The CLARITY Act landed on the Senate Legislative Calendar this week, but Galaxy Digital’s Alex Thorn just cut his odds of the bill becoming law this year from 75% to 60%, and the reasoning is more mechanical than political.
The core problem is time, not opposition. Congress is expected to break for August recess in late July, and the bill still needs a floor vote, potential amendments, reconciliation between the Senate’s version and the Agriculture Committee’s competing draft, and House sign-off on any changes. That is a lot of procedural runway to cover in roughly six weeks. The FISA reauthorization vote failing last week made the calendar tighter, not because it’s related to crypto, but because it consumed floor time that could have been allocated elsewhere. This mirrors what happened to the stablecoin legislation in 2022 and again in 2024, when bills cleared committee with apparent momentum only to stall against a crowded Senate floor schedule that prioritized appropriations and defense.
A 60% probability from Galaxy is still a majority, but it’s not the near-certainty that post-markup optimism suggested.
The White House meeting with law enforcement groups Wednesday adds a different kind of friction.

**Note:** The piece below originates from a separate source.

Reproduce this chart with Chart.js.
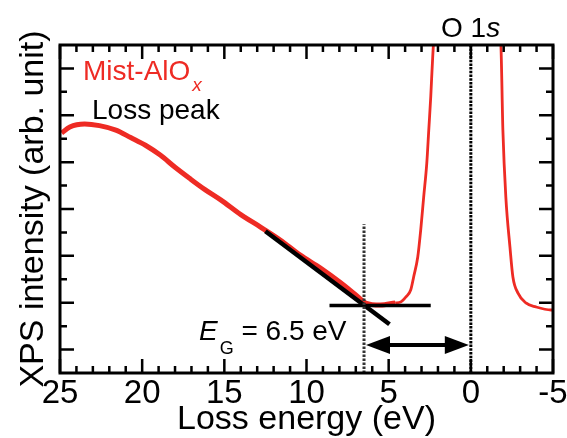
<!DOCTYPE html>
<html>
<head>
<meta charset="utf-8">
<script src="https://cdn.jsdelivr.net/npm/chart.js@4.4.1/dist/chart.umd.min.js"></script>
<style>
html,body{margin:0;padding:0;background:#fff;}
#c{display:block;}
</style>
</head>
<body>
<canvas id="c" width="567" height="438"></canvas>
<script>
// ---- data ----
const lossEnergy = [24.9, 24.4, 23.5, 22.6, 21.6, 20.7, 19.8, 18.9, 18.0, 17.1, 16.2, 15.2, 14.0, 12.8, 11.6, 10.4, 9.15, 7.9, 7.0, 6.4, 5.5, 4.6, 4.27, 3.96, 3.66, 3.48, 3.23, 3.05, 2.87, 2.68, 2.56, 2.44, 2.32, 2.2, -1.71, -1.83, -1.95, -2.13, -2.38, -2.56, -2.87, -3.35, -3.96, -4.88, -5.0];
const xpsIntensity = [10.24, 10.50, 10.63, 10.56, 10.37, 10.05, 9.72, 9.30, 8.78, 8.30, 7.84, 7.38, 6.76, 6.23, 5.68, 5.04, 4.48, 3.84, 3.33, 2.99, 2.90, 2.99, 3.03, 3.24, 3.54, 4.10, 4.95, 6.10, 7.51, 8.96, 10.37, 11.78, 13.49, 14.6, 14.6, 14.0, 10.37, 7.51, 5.38, 4.10, 3.41, 2.99, 2.82, 2.69, 2.69];
const tangentE = [12.5, 4.95];
const tangentI = [6.05, 2.08];
const baselineE = [8.6, 2.44];
const baselineI = [2.88, 2.88];
const gapEdgeE = [6.5, 6.5];
const gapEdgeI = [0, 6.35];
const coreE = [0, 0];
const coreI = [0, 14];
const arrowE = [6.5, 0];
const arrowI = [1.2, 1.2];
const xTickLabels = [25, 20, 15, 10, 5, 0, -5];

const FONT = '"Liberation Sans", Arial, Helvetica, sans-serif';
const RED = '#ee2b24';
Chart.defaults.font.family = FONT;

const pts = (xs, ys) => xs.map((x, i) => ({x: x, y: ys[i]}));

const framePlugin = {
  id: 'frame',
  afterDraw(chart) {
    const ctx = chart.ctx;
    const a = chart.chartArea;
    const xs = chart.scales.x, ys = chart.scales.y;
    ctx.save();
    // inward ticks
    ctx.strokeStyle = '#000';
    ctx.lineWidth = 2.5;
    ctx.beginPath();
    for (let v = -5; v <= 25; v++) {
      const px = xs.getPixelForValue(v);
      const len = (v % 5 === 0) ? 14 : 7;
      ctx.moveTo(px, a.bottom); ctx.lineTo(px, a.bottom - len);
      ctx.moveTo(px, a.top); ctx.lineTo(px, a.top + len);
    }
    for (let v = 1; v <= 13; v++) {
      const py = ys.getPixelForValue(v);
      const len = (v % 2 === 1) ? 14 : 7;
      ctx.moveTo(a.left, py); ctx.lineTo(a.left + len, py);
      ctx.moveTo(a.right, py); ctx.lineTo(a.right - len, py);
    }
    ctx.stroke();
    // frame
    ctx.lineWidth = 3;
    ctx.strokeRect(a.left, a.top, a.right - a.left, a.bottom - a.top);

    // double arrow
    const x1 = xs.getPixelForValue(arrowE[0]) + 2;
    const x2 = xs.getPixelForValue(arrowE[1]) - 2;
    const y = ys.getPixelForValue(arrowI[0]);
    const hl = 24, hw = 9;
    ctx.lineWidth = 4;
    ctx.beginPath();
    ctx.moveTo(x1 + hl - 2, y); ctx.lineTo(x2 - hl + 2, y);
    ctx.stroke();
    ctx.fillStyle = '#000';
    ctx.beginPath();
    ctx.moveTo(x1, y); ctx.lineTo(x1 + hl, y - hw); ctx.lineTo(x1 + hl, y + hw); ctx.closePath();
    ctx.fill();
    ctx.beginPath();
    ctx.moveTo(x2, y); ctx.lineTo(x2 - hl, y - hw); ctx.lineTo(x2 - hl, y + hw); ctx.closePath();
    ctx.fill();

    // annotations
    ctx.textBaseline = 'alphabetic';
    ctx.textAlign = 'left';
    // Mist-AlOx
    ctx.fillStyle = RED;
    ctx.font = '28px ' + FONT;
    ctx.fillText('Mist-AlO', 83, 80);
    let w = ctx.measureText('Mist-AlO').width;
    ctx.font = 'italic 19px ' + FONT;
    ctx.fillText('x', 83 + w + 2, 91);
    // Loss peak
    ctx.fillStyle = '#000';
    ctx.font = '28px ' + FONT;
    ctx.fillText('Loss peak', 92, 119);
    // O 1s
    ctx.font = '28px ' + FONT;
    ctx.fillText('O 1', 441, 37);
    w = ctx.measureText('O 1').width;
    ctx.font = 'italic 28px ' + FONT;
    ctx.fillText('s', 441 + w, 37);
    // E_G = 6.5 eV
    ctx.font = 'italic 28px ' + FONT;
    ctx.fillText('E', 199, 340);
    w = ctx.measureText('E').width;
    ctx.font = '18px ' + FONT;
    ctx.fillText('G', 199 + w + 2, 354);
    const wg = ctx.measureText('G').width;
    ctx.font = '28px ' + FONT;
    ctx.fillText(' = 6.5 eV', 199 + w + 2 + wg, 340);
    ctx.restore();
  }
};

new Chart(document.getElementById('c'), {
  type: 'scatter',
  data: {
    datasets: [
      {
        label: 'Mist-AlOx',
        data: pts(lossEnergy, xpsIntensity),
        showLine: true,
        borderColor: RED,
        borderWidth: 3,
        pointRadius: 0,
        cubicInterpolationMode: 'monotone',
        clip: 0,
        order: 5,
        segment: {
          borderWidth: c => (c.p0.parsed.x > 5.2 ? 5 : 2.8)
        }
      },
      {
        label: 'tangent',
        data: pts(tangentE, tangentI),
        showLine: true, borderColor: '#000', borderWidth: 4.5, pointRadius: 0, order: 3
      },
      {
        label: 'baseline',
        data: pts(baselineE, baselineI),
        showLine: true, borderColor: '#000', borderWidth: 3.5, pointRadius: 0, order: 3
      },
      {
        label: 'gap edge',
        data: pts(gapEdgeE, gapEdgeI),
        showLine: true, borderColor: '#333', borderWidth: 3, borderDash: [2.5, 1.5], pointRadius: 0, order: 1
      },
      {
        label: 'O 1s',
        data: pts(coreE, coreI),
        showLine: true, borderColor: '#000', borderWidth: 3, borderDash: [2.5, 1.2], pointRadius: 0, order: 1
      }
    ]
  },
  options: {
    responsive: false,
    animation: false,
    events: [],
    layout: {padding: {left: 0, right: 14, top: 45, bottom: 0}},
    plugins: {legend: {display: false}, tooltip: {enabled: false}},
    scales: {
      x: {
        type: 'linear', reverse: true, min: -5, max: 25,
        afterBuildTicks: s => { s.ticks = xTickLabels.map(v => ({value: v})); },
        ticks: {color: '#000', font: {size: 33}, padding: 1, maxRotation: 0, autoSkip: false},
        grid: {display: false, drawTicks: false},
        border: {display: false},
        title: {display: true, text: 'Loss energy (eV)', color: '#000', font: {size: 34}, padding: {top: 0, bottom: -2}},
        afterFit: s => { s.height = 65; s.paddingLeft = 0; s.paddingRight = 0; }
      },
      y: {
        type: 'linear', min: 0, max: 14,
        ticks: {display: false, stepSize: 1},
        grid: {display: false, drawTicks: false},
        border: {display: false},
        title: {display: true, text: 'XPS intensity (arb. unit)', color: '#000', font: {size: 34}, padding: {top: 13}},
        afterFit: s => { s.width = 60; }
      }
    }
  },
  plugins: [framePlugin]
});
</script>
</body>
</html>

The specific concern is that developer protections derived from the Blockchain Regulatory Certainty Act, embedded in the CLARITY Act, could weaken the government’s ability to pursue money laundering cases. That is a substantive objection from agencies with institutional weight in any administration, and it tends to produce either carve-outs that narrow the bill’s original scope or delays while negotiators try to satisfy both sides. Senator Lummis has publicly acknowledged the ethics and illicit finance provisions are still being negotiated, which means the text is not fully settled even as it approaches a floor vote.
For projects and firms waiting on the CLARITY Act to define whether their tokens are commodities or securities, a slip into 2027 is not trivial. It extends the period where enforcement discretion, rather than statute, governs the market, and it keeps the SEC’s current interpretive posture in place longer than the industry anticipated when the post-2024 regulatory environment started shifting.
The next concrete signal will come from Senate Majority Leader scheduling decisions over the next two to three weeks. If floor time isn’t allocated before the July recess window closes, the bill either waits for a September return or gets absorbed into a lame-duck scramble at year’s end, where its odds drop considerably further.